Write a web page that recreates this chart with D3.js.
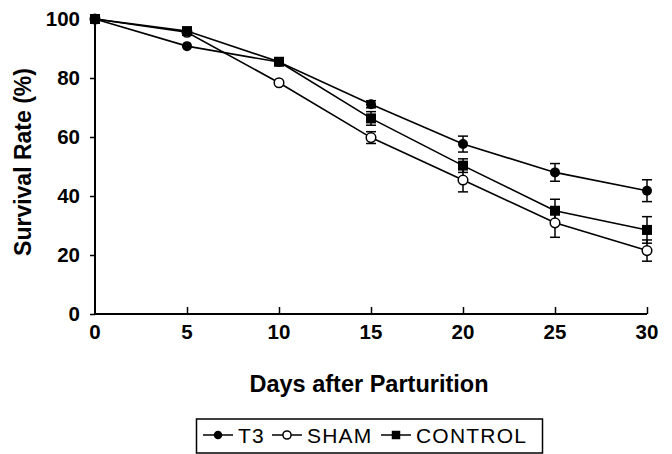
<!DOCTYPE html>
<html>
<head>
<meta charset="utf-8">
<script src="https://cdn.jsdelivr.net/npm/d3@7"></script>
<style>
html,body{margin:0;padding:0;background:#fff;}
svg{display:block;}
</style>
</head>
<body>
<svg id="chart" width="672" height="454"></svg>
<script>
const days = [0, 5, 10, 15, 20, 25, 30];
const seriesNames = ["T3", "SHAM", "CONTROL"];
const t3Values = [100, 90.8, 85.4, 71.1, 57.6, 48.0, 41.8];
const t3Errors = [0, 0, 0, 1.2, 2.7, 3.0, 3.7];
const shamValues = [100, 95.5, 78.4, 59.8, 45.4, 30.9, 21.5];
const shamErrors = [0, 0, 0, 2.0, 4.0, 4.9, 3.6];
const controlValues = [100, 95.9, 85.5, 66.3, 50.3, 35.0, 28.5];
const controlErrors = [0, 0, 0, 2.3, 2.3, 3.9, 4.5];
const xTicks = [0, 5, 10, 15, 20, 25, 30];
const yTicks = [0, 20, 40, 60, 80, 100];

const series = [
  {name: seriesNames[0], values: t3Values, errors: t3Errors, marker: "dot"},
  {name: seriesNames[1], values: shamValues, errors: shamErrors, marker: "circle"},
  {name: seriesNames[2], values: controlValues, errors: controlErrors, marker: "square"}
];

const svg = d3.select("#chart");
const font = "'Liberation Sans', Arial, Helvetica, sans-serif";
const x = d3.scaleLinear().domain([0, 30]).range([95, 647]);
const y = d3.scaleLinear().domain([0, 100]).range([314, 19]);

// axes
const yAxis = d3.axisLeft(y).tickValues(yTicks.filter(d => d < 100)).tickSize(5).tickFormat(d3.format("d"));
const gy = svg.append("g").attr("transform", `translate(${x(0)},0)`).call(yAxis);
gy.select(".domain").attr("stroke", "#000").attr("stroke-width", 2).attr("d", `M0,${y(100)}V${y(0)}`);
gy.selectAll(".tick line").attr("stroke", "#000").attr("stroke-width", 1.5);
gy.selectAll(".tick text").remove();
gy.append("g").selectAll("text").data(yTicks).join("text")
  .attr("x", -15).attr("y", d => y(d) + 7)
  .attr("text-anchor", "end")
  .attr("font-family", font).attr("font-weight", "bold").attr("font-size", 20.5)
  .attr("fill", "#000").text(d => d);

const xAxis = d3.axisBottom(x).tickValues(xTicks.filter(d => d > 0)).tickSize(-7).tickFormat("");
const gx = svg.append("g").attr("transform", `translate(0,${y(0)})`).call(xAxis);
gx.select(".domain").attr("stroke", "#000").attr("stroke-width", 2).attr("d", `M${x(0)},0H${x(30)}`);
gx.selectAll(".tick line").attr("stroke", "#000").attr("stroke-width", 1.5);
svg.append("g").selectAll("text").data(xTicks).join("text")
  .attr("x", d => x(d)).attr("y", 339)
  .attr("text-anchor", "middle")
  .attr("font-family", font).attr("font-weight", "bold").attr("font-size", 20.5)
  .attr("fill", "#000").text(d => d);

// axis titles
svg.append("text").attr("x", 369).attr("y", 392).attr("text-anchor", "middle")
  .attr("font-family", font).attr("font-weight", "bold").attr("font-size", 23.5)
  .attr("fill", "#000").text("Days after Parturition");
svg.append("text").attr("transform", "translate(31,162) rotate(-90)").attr("text-anchor", "middle")
  .attr("font-family", font).attr("font-weight", "bold").attr("font-size", 23)
  .attr("fill", "#000").text("Survival Rate (%)");

// lines
const line = d3.line().x((d, i) => x(days[i])).y(d => y(d));
series.forEach(s => {
  svg.append("path").attr("d", line(s.values)).attr("fill", "none")
    .attr("stroke", "#000").attr("stroke-width", 1.6);
});

// error bars
series.forEach(s => {
  const g = svg.append("g");
  s.values.forEach((v, i) => {
    const e = s.errors[i];
    if (!e) return;
    const cx = x(days[i]), top = y(v + e), bot = y(v - e);
    g.append("line").attr("x1", cx).attr("x2", cx).attr("y1", top).attr("y2", bot).attr("stroke", "#000").attr("stroke-width", 1.5);
    g.append("line").attr("x1", cx - 5).attr("x2", cx + 5).attr("y1", top).attr("y2", top).attr("stroke", "#000").attr("stroke-width", 1.5);
    g.append("line").attr("x1", cx - 5).attr("x2", cx + 5).attr("y1", bot).attr("y2", bot).attr("stroke", "#000").attr("stroke-width", 1.5);
  });
});

function drawMarker(g, type, cx, cy, scale) {
  scale = scale || 1;
  if (type === "dot") {
    g.append("circle").attr("cx", cx).attr("cy", cy).attr("r", 5 * scale).attr("fill", "#000");
  } else if (type === "circle") {
    g.append("circle").attr("cx", cx).attr("cy", cy).attr("r", 4.8 * scale).attr("fill", "#fff").attr("stroke", "#000").attr("stroke-width", 1.5);
  } else {
    const h = 5 * scale;
    g.append("rect").attr("x", cx - h).attr("y", cy - h).attr("width", 2 * h).attr("height", 2 * h).attr("fill", "#000");
  }
}

// markers
[series[1], series[0], series[2]].forEach(s => {
  const g = svg.append("g");
  s.values.forEach((v, i) => drawMarker(g, s.marker, x(days[i]), y(v)));
});

// legend
const lg = svg.append("g");
lg.append("rect").attr("x", 196.5).attr("y", 419).attr("width", 346).attr("height", 34)
  .attr("fill", "#fff").attr("stroke", "#000").attr("stroke-width", 1.5);
const items = [
  {s: series[0], lx: 203, tx: 238},
  {s: series[1], lx: 272, tx: 307},
  {s: series[2], lx: 381, tx: 416}
];
items.forEach(it => {
  const cy = 435;
  lg.append("line").attr("x1", it.lx).attr("x2", it.lx + 30).attr("y1", cy).attr("y2", cy).attr("stroke", "#000").attr("stroke-width", 1.5);
  drawMarker(lg, it.s.marker, it.lx + 15, cy, 0.85);
  lg.append("text").attr("x", it.tx).attr("y", cy + 7.5)
    .attr("font-family", font).attr("font-size", 21).attr("letter-spacing", 1.2).attr("fill", "#000").text(it.s.name);
});
</script>
</body>
</html>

━━━━━━━━

_Requirement_: Every line above should be returned word for word, with the pictures left behind.

_Task answer_:
Write a web page that recreates this chart with D3.js.
<!DOCTYPE html>
<html>
<head>
<meta charset="utf-8">
<script src="https://cdn.jsdelivr.net/npm/d3@7"></script>
<style>
html,body{margin:0;padding:0;background:#fff;}
svg{display:block;}
</style>
</head>
<body>
<svg id="chart" width="672" height="454"></svg>
<script>
const days = [0, 5, 10, 15, 20, 25, 30];
const seriesNames = ["T3", "SHAM", "CONTROL"];
const t3Values = [100, 90.8, 85.4, 71.1, 57.6, 48.0, 41.8];
const t3Errors = [0, 0, 0, 1.2, 2.7, 3.0, 3.7];
const shamValues = [100, 95.5, 78.4, 59.8, 45.4, 30.9, 21.5];
const shamErrors = [0, 0, 0, 2.0, 4.0, 4.9, 3.6];
const controlValues = [100, 95.9, 85.5, 66.3, 50.3, 35.0, 28.5];
const controlErrors = [0, 0, 0, 2.3, 2.3, 3.9, 4.5];
const xTicks = [0, 5, 10, 15, 20, 25, 30];
const yTicks = [0, 20, 40, 60, 80, 100];

const series = [
  {name: seriesNames[0], values: t3Values, errors: t3Errors, marker: "dot"},
  {name: seriesNames[1], values: shamValues, errors: shamErrors, marker: "circle"},
  {name: seriesNames[2], values: controlValues, errors: controlErrors, marker: "square"}
];

const svg = d3.select("#chart");
const font = "'Liberation Sans', Arial, Helvetica, sans-serif";
const x = d3.scaleLinear().domain([0, 30]).range([95, 647]);
const y = d3.scaleLinear().domain([0, 100]).range([314, 19]);

// axes
const yAxis = d3.axisLeft(y).tickValues(yTicks.filter(d => d < 100)).tickSize(5).tickFormat(d3.format("d"));
const gy = svg.append("g").attr("transform", `translate(${x(0)},0)`).call(yAxis);
gy.select(".domain").attr("stroke", "#000").attr("stroke-width", 2).attr("d", `M0,${y(100)}V${y(0)}`);
gy.selectAll(".tick line").attr("stroke", "#000").attr("stroke-width", 1.5);
gy.selectAll(".tick text").remove();
gy.append("g").selectAll("text").data(yTicks).join("text")
  .attr("x", -15).attr("y", d => y(d) + 7)
  .attr("text-anchor", "end")
  .attr("font-family", font).attr("font-weight", "bold").attr("font-size", 20.5)
  .attr("fill", "#000").text(d => d);

const xAxis = d3.axisBottom(x).tickValues(xTicks.filter(d => d > 0)).tickSize(-7).tickFormat("");
const gx = svg.append("g").attr("transform", `translate(0,${y(0)})`).call(xAxis);
gx.select(".domain").attr("stroke", "#000").attr("stroke-width", 2).attr("d", `M${x(0)},0H${x(30)}`);
gx.selectAll(".tick line").attr("stroke", "#000").attr("stroke-width", 1.5);
svg.append("g").selectAll("text").data(xTicks).join("text")
  .attr("x", d => x(d)).attr("y", 339)
  .attr("text-anchor", "middle")
  .attr("font-family", font).attr("font-weight", "bold").attr("font-size", 20.5)
  .attr("fill", "#000").text(d => d);

// axis titles
svg.append("text").attr("x", 369).attr("y", 392).attr("text-anchor", "middle")
  .attr("font-family", font).attr("font-weight", "bold").attr("font-size", 23.5)
  .attr("fill", "#000").text("Days after Parturition");
svg.append("text").attr("transform", "translate(31,162) rotate(-90)").attr("text-anchor", "middle")
  .attr("font-family", font).attr("font-weight", "bold").attr("font-size", 23)
  .attr("fill", "#000").text("Survival Rate (%)");

// lines
const line = d3.line().x((d, i) => x(days[i])).y(d => y(d));
series.forEach(s => {
  svg.append("path").attr("d", line(s.values)).attr("fill", "none")
    .attr("stroke", "#000").attr("stroke-width", 1.6);
});

// error bars
series.forEach(s => {
  const g = svg.append("g");
  s.values.forEach((v, i) => {
    const e = s.errors[i];
    if (!e) return;
    const cx = x(days[i]), top = y(v + e), bot = y(v - e);
    g.append("line").attr("x1", cx).attr("x2", cx).attr("y1", top).attr("y2", bot).attr("stroke", "#000").attr("stroke-width", 1.5);
    g.append("line").attr("x1", cx - 5).attr("x2", cx + 5).attr("y1", top).attr("y2", top).attr("stroke", "#000").attr("stroke-width", 1.5);
    g.append("line").attr("x1", cx - 5).attr("x2", cx + 5).attr("y1", bot).attr("y2", bot).attr("stroke", "#000").attr("stroke-width", 1.5);
  });
});

function drawMarker(g, type, cx, cy, scale) {
  scale = scale || 1;
  if (type === "dot") {
    g.append("circle").attr("cx", cx).attr("cy", cy).attr("r", 5 * scale).attr("fill", "#000");
  } else if (type === "circle") {
    g.append("circle").attr("cx", cx).attr("cy", cy).attr("r", 4.8 * scale).attr("fill", "#fff").attr("stroke", "#000").attr("stroke-width", 1.5);
  } else {
    const h = 5 * scale;
    g.append("rect").attr("x", cx - h).attr("y", cy - h).attr("width", 2 * h).attr("height", 2 * h).attr("fill", "#000");
  }
}

// markers
[series[1], series[0], series[2]].forEach(s => {
  const g = svg.append("g");
  s.values.forEach((v, i) => drawMarker(g, s.marker, x(days[i]), y(v)));
});

// legend
const lg = svg.append("g");
lg.append("rect").attr("x", 196.5).attr("y", 419).attr("width", 346).attr("height", 34)
  .attr("fill", "#fff").attr("stroke", "#000").attr("stroke-width", 1.5);
const items = [
  {s: series[0], lx: 203, tx: 238},
  {s: series[1], lx: 272, tx: 307},
  {s: series[2], lx: 381, tx: 416}
];
items.forEach(it => {
  const cy = 435;
  lg.append("line").attr("x1", it.lx).attr("x2", it.lx + 30).attr("y1", cy).attr("y2", cy).attr("stroke", "#000").attr("stroke-width", 1.5);
  drawMarker(lg, it.s.marker, it.lx + 15, cy, 0.85);
  lg.append("text").attr("x", it.tx).attr("y", cy + 7.5)
    .attr("font-family", font).attr("font-size", 21).attr("letter-spacing", 1.2).attr("fill", "#000").text(it.s.name);
});
</script>
</body>
</html>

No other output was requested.